WHAT YOU SHOULD DO.
Without the pictures, retype exactly the lines from the top of the entries below through the line that contains "const tk = (inside, length, vals)".
start DATA SECTION
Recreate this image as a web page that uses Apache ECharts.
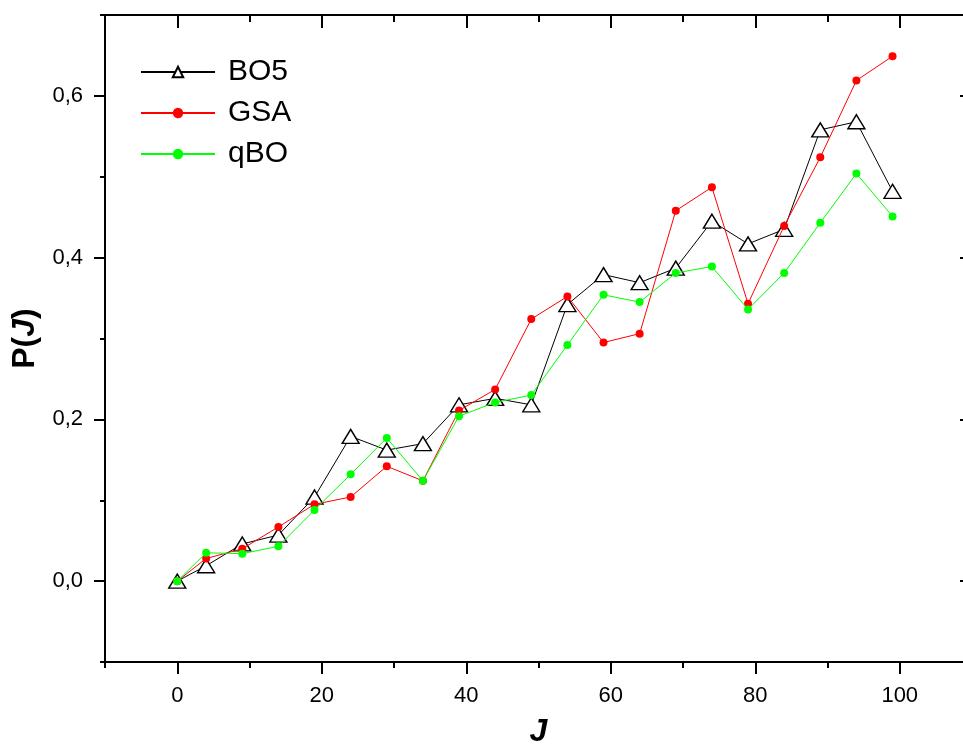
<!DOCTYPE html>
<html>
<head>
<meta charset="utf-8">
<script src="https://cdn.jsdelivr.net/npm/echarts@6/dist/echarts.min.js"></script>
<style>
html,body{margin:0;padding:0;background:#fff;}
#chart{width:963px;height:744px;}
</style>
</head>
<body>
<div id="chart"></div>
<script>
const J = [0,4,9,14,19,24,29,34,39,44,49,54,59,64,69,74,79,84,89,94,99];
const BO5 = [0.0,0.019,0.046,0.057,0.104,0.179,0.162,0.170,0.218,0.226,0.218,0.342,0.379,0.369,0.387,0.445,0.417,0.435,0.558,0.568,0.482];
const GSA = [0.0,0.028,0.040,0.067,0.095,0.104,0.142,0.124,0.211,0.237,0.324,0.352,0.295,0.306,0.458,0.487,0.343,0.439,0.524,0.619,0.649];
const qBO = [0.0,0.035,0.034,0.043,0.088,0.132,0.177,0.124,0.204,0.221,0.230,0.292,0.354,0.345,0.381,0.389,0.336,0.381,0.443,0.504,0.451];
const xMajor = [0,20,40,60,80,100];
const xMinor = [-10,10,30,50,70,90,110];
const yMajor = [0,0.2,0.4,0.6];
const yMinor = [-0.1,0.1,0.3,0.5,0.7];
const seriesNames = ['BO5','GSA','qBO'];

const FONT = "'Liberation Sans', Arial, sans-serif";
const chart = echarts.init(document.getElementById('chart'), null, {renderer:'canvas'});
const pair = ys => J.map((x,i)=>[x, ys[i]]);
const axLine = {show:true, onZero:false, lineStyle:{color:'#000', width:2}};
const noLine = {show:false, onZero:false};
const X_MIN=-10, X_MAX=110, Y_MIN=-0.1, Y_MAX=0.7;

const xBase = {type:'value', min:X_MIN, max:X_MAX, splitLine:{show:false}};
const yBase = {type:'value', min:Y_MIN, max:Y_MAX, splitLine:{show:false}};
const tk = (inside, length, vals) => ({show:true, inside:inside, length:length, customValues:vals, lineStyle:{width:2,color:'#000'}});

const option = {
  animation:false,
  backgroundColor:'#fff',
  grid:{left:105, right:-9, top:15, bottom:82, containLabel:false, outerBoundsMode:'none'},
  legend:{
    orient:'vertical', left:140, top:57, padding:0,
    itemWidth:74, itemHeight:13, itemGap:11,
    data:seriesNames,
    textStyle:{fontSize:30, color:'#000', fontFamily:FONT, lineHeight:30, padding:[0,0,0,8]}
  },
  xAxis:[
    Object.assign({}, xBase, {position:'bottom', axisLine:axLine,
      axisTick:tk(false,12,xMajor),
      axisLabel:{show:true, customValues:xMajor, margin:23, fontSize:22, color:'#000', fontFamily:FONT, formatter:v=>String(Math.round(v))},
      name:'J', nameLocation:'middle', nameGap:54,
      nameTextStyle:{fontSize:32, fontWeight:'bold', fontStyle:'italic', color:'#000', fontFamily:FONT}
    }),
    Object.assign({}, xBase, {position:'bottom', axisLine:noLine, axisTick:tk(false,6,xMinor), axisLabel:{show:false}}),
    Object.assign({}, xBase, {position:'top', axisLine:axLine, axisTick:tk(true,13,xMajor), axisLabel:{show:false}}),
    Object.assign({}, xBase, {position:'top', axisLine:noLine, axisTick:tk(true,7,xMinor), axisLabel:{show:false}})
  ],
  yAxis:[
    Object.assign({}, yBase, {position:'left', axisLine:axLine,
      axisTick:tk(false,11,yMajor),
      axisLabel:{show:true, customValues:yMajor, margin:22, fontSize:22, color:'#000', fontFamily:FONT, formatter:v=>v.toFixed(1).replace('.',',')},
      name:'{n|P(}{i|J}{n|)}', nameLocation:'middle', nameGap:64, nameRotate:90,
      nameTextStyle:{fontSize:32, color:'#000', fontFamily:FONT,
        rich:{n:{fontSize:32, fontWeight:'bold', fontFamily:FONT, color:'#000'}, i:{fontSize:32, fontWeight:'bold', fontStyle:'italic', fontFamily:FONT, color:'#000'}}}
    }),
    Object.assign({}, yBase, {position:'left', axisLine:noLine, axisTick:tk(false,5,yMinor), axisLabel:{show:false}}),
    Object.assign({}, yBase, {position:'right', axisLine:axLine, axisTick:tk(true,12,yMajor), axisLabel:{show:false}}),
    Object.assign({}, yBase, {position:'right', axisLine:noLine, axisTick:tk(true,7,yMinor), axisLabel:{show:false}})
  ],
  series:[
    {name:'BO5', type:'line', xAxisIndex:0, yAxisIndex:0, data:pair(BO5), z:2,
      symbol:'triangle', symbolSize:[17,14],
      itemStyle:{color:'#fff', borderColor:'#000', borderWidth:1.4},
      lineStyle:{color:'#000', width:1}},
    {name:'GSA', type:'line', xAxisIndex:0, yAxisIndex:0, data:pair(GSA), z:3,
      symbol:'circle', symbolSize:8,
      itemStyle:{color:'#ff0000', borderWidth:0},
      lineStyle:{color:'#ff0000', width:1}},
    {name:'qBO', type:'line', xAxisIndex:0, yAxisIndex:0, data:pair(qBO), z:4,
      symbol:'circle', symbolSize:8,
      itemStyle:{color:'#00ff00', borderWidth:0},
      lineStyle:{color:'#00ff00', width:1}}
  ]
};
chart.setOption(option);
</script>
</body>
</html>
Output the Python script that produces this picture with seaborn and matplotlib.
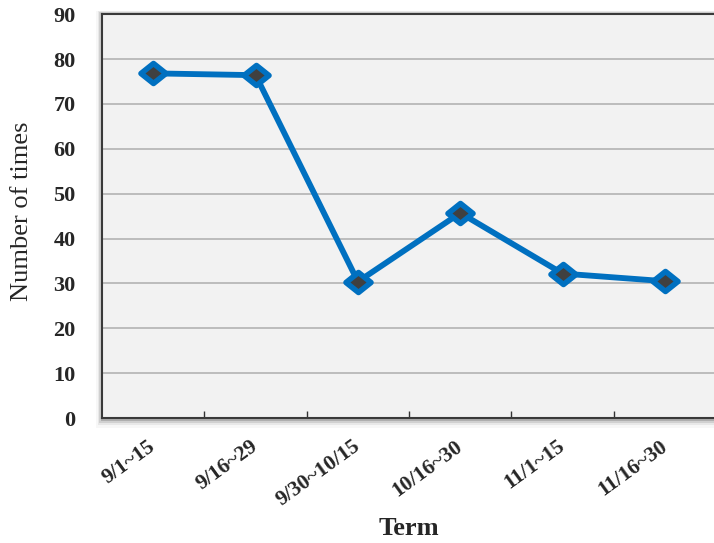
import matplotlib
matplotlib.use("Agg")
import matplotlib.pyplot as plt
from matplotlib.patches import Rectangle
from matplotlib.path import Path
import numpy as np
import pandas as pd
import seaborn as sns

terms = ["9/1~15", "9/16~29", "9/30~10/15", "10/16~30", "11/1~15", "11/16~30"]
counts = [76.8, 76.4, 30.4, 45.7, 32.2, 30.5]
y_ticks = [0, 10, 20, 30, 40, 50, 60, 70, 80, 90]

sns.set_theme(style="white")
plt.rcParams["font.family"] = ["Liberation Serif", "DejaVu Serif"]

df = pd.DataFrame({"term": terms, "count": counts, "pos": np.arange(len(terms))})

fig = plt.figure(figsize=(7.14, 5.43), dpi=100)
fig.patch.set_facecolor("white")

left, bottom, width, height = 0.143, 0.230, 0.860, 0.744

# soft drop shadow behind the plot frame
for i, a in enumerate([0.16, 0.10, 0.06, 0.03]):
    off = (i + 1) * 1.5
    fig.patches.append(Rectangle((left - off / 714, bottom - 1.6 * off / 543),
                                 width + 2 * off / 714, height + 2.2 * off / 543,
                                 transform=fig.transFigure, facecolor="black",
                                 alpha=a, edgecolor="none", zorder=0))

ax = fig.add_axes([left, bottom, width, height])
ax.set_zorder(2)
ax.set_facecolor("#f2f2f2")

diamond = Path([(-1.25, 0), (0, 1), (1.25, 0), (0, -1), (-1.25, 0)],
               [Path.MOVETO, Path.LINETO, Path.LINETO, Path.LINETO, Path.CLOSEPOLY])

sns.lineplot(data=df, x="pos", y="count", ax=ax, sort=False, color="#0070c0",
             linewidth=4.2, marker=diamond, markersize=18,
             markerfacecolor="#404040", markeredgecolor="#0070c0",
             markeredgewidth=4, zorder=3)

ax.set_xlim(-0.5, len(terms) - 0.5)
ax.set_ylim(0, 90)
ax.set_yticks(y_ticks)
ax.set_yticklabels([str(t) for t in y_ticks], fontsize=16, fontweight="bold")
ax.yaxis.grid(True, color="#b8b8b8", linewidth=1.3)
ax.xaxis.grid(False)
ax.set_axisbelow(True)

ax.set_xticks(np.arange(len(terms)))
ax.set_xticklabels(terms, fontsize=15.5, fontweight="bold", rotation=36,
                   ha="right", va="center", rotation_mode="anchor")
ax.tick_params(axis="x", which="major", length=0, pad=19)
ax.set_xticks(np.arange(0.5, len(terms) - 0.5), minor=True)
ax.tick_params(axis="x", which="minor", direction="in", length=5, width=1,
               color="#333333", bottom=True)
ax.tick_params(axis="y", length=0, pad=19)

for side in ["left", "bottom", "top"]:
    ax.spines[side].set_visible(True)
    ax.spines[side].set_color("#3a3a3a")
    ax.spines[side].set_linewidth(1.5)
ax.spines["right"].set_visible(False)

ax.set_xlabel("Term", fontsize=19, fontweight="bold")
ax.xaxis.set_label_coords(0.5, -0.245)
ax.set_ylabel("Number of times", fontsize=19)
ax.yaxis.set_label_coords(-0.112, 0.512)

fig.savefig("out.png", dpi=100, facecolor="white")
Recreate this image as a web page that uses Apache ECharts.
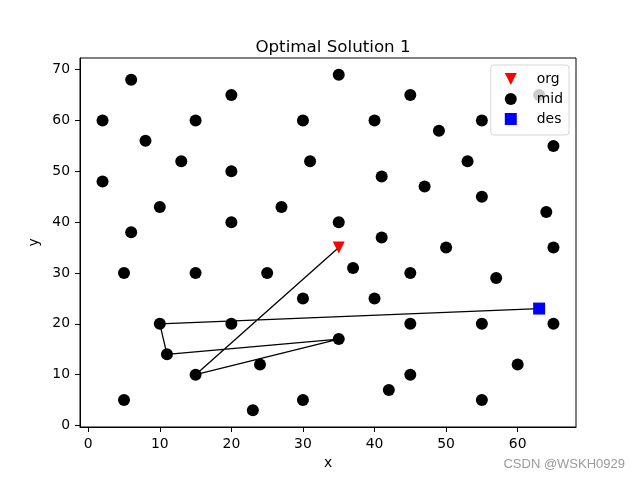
end DATA SECTION
TASK OUTPUT.
Recreate this image as a web page that uses Apache ECharts.
<!DOCTYPE html>
<html>
<head>
<meta charset="utf-8">
<script src="https://cdn.jsdelivr.net/npm/echarts@6/dist/echarts.min.js"></script>
<style>
html,body{margin:0;padding:0;background:#fff;}
#chart{width:963px;height:744px;}
</style>
</head>
<body>
<div id="chart"></div>
<script>
const J = [0,4,9,14,19,24,29,34,39,44,49,54,59,64,69,74,79,84,89,94,99];
const BO5 = [0.0,0.019,0.046,0.057,0.104,0.179,0.162,0.170,0.218,0.226,0.218,0.342,0.379,0.369,0.387,0.445,0.417,0.435,0.558,0.568,0.482];
const GSA = [0.0,0.028,0.040,0.067,0.095,0.104,0.142,0.124,0.211,0.237,0.324,0.352,0.295,0.306,0.458,0.487,0.343,0.439,0.524,0.619,0.649];
const qBO = [0.0,0.035,0.034,0.043,0.088,0.132,0.177,0.124,0.204,0.221,0.230,0.292,0.354,0.345,0.381,0.389,0.336,0.381,0.443,0.504,0.451];
const xMajor = [0,20,40,60,80,100];
const xMinor = [-10,10,30,50,70,90,110];
const yMajor = [0,0.2,0.4,0.6];
const yMinor = [-0.1,0.1,0.3,0.5,0.7];
const seriesNames = ['BO5','GSA','qBO'];

const FONT = "'Liberation Sans', Arial, sans-serif";
const chart = echarts.init(document.getElementById('chart'), null, {renderer:'canvas'});
const pair = ys => J.map((x,i)=>[x, ys[i]]);
const axLine = {show:true, onZero:false, lineStyle:{color:'#000', width:2}};
const noLine = {show:false, onZero:false};
const X_MIN=-10, X_MAX=110, Y_MIN=-0.1, Y_MAX=0.7;

const xBase = {type:'value', min:X_MIN, max:X_MAX, splitLine:{show:false}};
const yBase = {type:'value', min:Y_MIN, max:Y_MAX, splitLine:{show:false}};
const tk = (inside, length, vals) => ({show:true, inside:inside, length:length, customValues:vals, lineStyle:{width:2,color:'#000'}});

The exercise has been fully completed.